London terror attack: who was Khuram Shazad Butt?

Three people are believed to be involved in the attack where seven were killed and 48 injured

One of the three assailants in the London Bridge attack, Khuram Butt , appeared in a 2016 Channel 4 documentary about British Islamic extremists, The Jihadis Next Door. Video: Channel 4

This is what we know about the terrorist Khuram Shazad Butt, who was one of three that carried out the deadly London Bridge attack on Saturday night. Rachid Redouane was named as the second attacker and the third Islamist militant was a Moroccan-Italian called Youssef Zaghba, an Italian intelligence source said on Tuesday.

Khuram Shazad Butt

The 27-year-old British citizen, who was born in Pakistan, was known to the police and MI5 and was the subject of an investigation in 2015.

Khuram Shazad Butt (L) and Rachid Redouane from Barking (R), believed by police to be two of the three people responsible for the terror attack in London Bridge. Photograph: AFP/Getty/Metropolitan police
Khuram Shazad Butt (L) and Rachid Redouane from Barking (R), believed by police to be two of the three people responsible for the terror attack in London Bridge. Photograph: AFP/Getty/Metropolitan police

He is alleged to have been an associate of the hate preacher Anjem Choudary and appeared in a 2016 Channel 4 documentary about British Islamic extremists, The Jihadis Next Door.

The former London Underground worker was once thrown out of a mosque for interrupting an imam’s sermon and verbally attacked an anti-extremism campaigner.

READ MORE

Mohammed Shafiq, chief executive of the Ramadhan Foundation, said Butt called him a “Murtad” — traitor in Arabic — when he confronted Choudary about his support of terrorism days after the murder of Lee Rigby in 2013.

The Jabir Bin Zayid Islamic Centre, where Butt occasionally worshipped, said that “some years ago after interrupting a Friday sermon he was asked to leave the mosque”.

Residents at a block of flats in Barking — where a number of arrests were made on Sunday — said they recognised the attacker and that he had lived in the area for around three years.

He was known locally as “Abs/z” and was identified by neighbours as the terrorist in a photo, which showed him crumpled on the ground after being shot by armed police.

Butt was father to a toddler and baby and a keen gym-goer and weightlifter, neighbours said.

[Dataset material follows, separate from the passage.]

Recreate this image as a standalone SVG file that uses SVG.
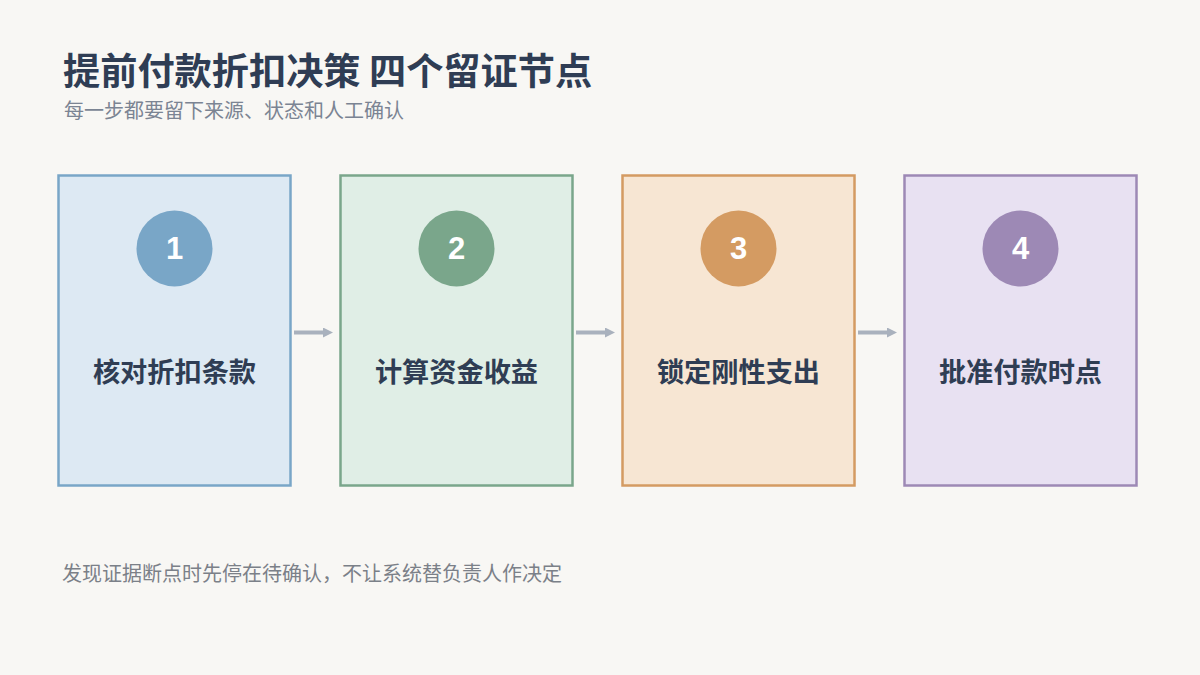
<svg xmlns="http://www.w3.org/2000/svg" width="1200" height="675" viewBox="0 0 1200 675">
  <style>
    .title { font-family: "Noto Sans CJK SC", "Liberation Sans", sans-serif; font-size: 37.2px; font-weight: 700; fill: #2f3d54; }
    .sub { font-family: "Noto Sans CJK SC", "Liberation Sans", sans-serif; font-size: 20px; fill: #7b8493; }
    .foot { font-family: "Noto Sans CJK SC", "Liberation Sans", sans-serif; font-size: 20px; fill: #7b8088; }
    .card { stroke-width: 2.5; }
    .num { font-family: "Liberation Sans", "Noto Sans", sans-serif; font-size: 31px; font-weight: 700; fill: #ffffff; text-anchor: middle; }
    .label { font-family: "Noto Sans CJK SC", "Liberation Sans", sans-serif; font-size: 27.2px; font-weight: 700; fill: #2f3d54; text-anchor: middle; }
    .conn { stroke: #a9b1bd; stroke-width: 4; fill: none; }
  </style>
  <defs>
    <marker id="ah" viewBox="0 0 10 10" refX="2" refY="5" markerWidth="2.5" markerHeight="2.5" orient="auto" markerUnits="strokeWidth">
      <path d="M0,0 L10,5 L0,10 Z" fill="#a9b1bd"/>
    </marker>
  </defs>
  <rect x="0" y="0" width="1200" height="675" fill="#f8f7f4"/>
  <text class="title" x="63" y="85">提前付款折扣决策 四个留证节点</text>
  <text class="sub" x="64" y="118">每一步都要留下来源、状态和人工确认</text>

  <g id="node-1">
    <rect class="card" x="58.5" y="175.5" width="232" height="310" fill="#dde9f3" stroke="#79a6c7"/>
    <circle cx="174.5" cy="248.5" r="38" fill="#79a6c7"/>
    <text class="num" x="174.5" y="258.5">1</text>
    <text class="label" x="174.5" y="382">核对折扣条款</text>
  </g>
  <g id="node-2">
    <rect class="card" x="340.5" y="175.5" width="232" height="310" fill="#e0eee6" stroke="#7aa68b"/>
    <circle cx="456.5" cy="248.5" r="38" fill="#7aa68b"/>
    <text class="num" x="456.5" y="258.5">2</text>
    <text class="label" x="456.5" y="382">计算资金收益</text>
  </g>
  <g id="node-3">
    <rect class="card" x="622.5" y="175.5" width="232" height="310" fill="#f7e6d3" stroke="#d49b62"/>
    <circle cx="738.5" cy="248.5" r="38" fill="#d49b62"/>
    <text class="num" x="738.5" y="258.5">3</text>
    <text class="label" x="738.5" y="382">锁定刚性支出</text>
  </g>
  <g id="node-4">
    <rect class="card" x="904.5" y="175.5" width="232" height="310" fill="#e8e1f2" stroke="#9d89b5"/>
    <circle cx="1020.5" cy="248.5" r="38" fill="#9d89b5"/>
    <text class="num" x="1020.5" y="258.5">4</text>
    <text class="label" x="1020.5" y="382">批准付款时点</text>
  </g>

  <g id="connectors">
    <line class="conn" x1="294" y1="332.5" x2="325" y2="332.5" marker-end="url(#ah)"/>
    <line class="conn" x1="576" y1="332.5" x2="607" y2="332.5" marker-end="url(#ah)"/>
    <line class="conn" x1="858" y1="332.5" x2="889" y2="332.5" marker-end="url(#ah)"/>
  </g>

  <text class="foot" x="62" y="581">发现证据断点时先停在待确认，不让系统替负责人作决定</text>
</svg>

Transport for London confirmed he worked for London Underground as a trainee customer services assistant for six months before leaving in October 2016.

Butt was reported to anti-terror police over fears he was attempting to radicalise schoolchildren, according to reports.

Housewife Erica Gasparri (42), told The Times of London she had reported the suspect to police last year after challenging him in a park near a school.

A friend told the BBC Asian Network he had reported him to the anti-terror hotline after he began expressing increasingly radical views and justifying terror attacks, but the friend said he was never arrested.

One acquaintance, who said the man was a “wonderful guy”, recalled the man playing football in the park with him and his children.

Police said he had appeared on the radar of security services but was in “the lower echelons of our investigative work”.

A neighbour, Ken Chigbo, claimed the attacker, wearing the same Arsenal shirt, had come to ask him about hiring a van hours before the atrocity.

He told Sky News: "He said to me, 'Oh, where did you get your van, Ken? How much is it, is it possible to get in automatic?' — all these specific questions about the van, which obviously now makes sense in my head.

“At the time I didn’t think anything of it.”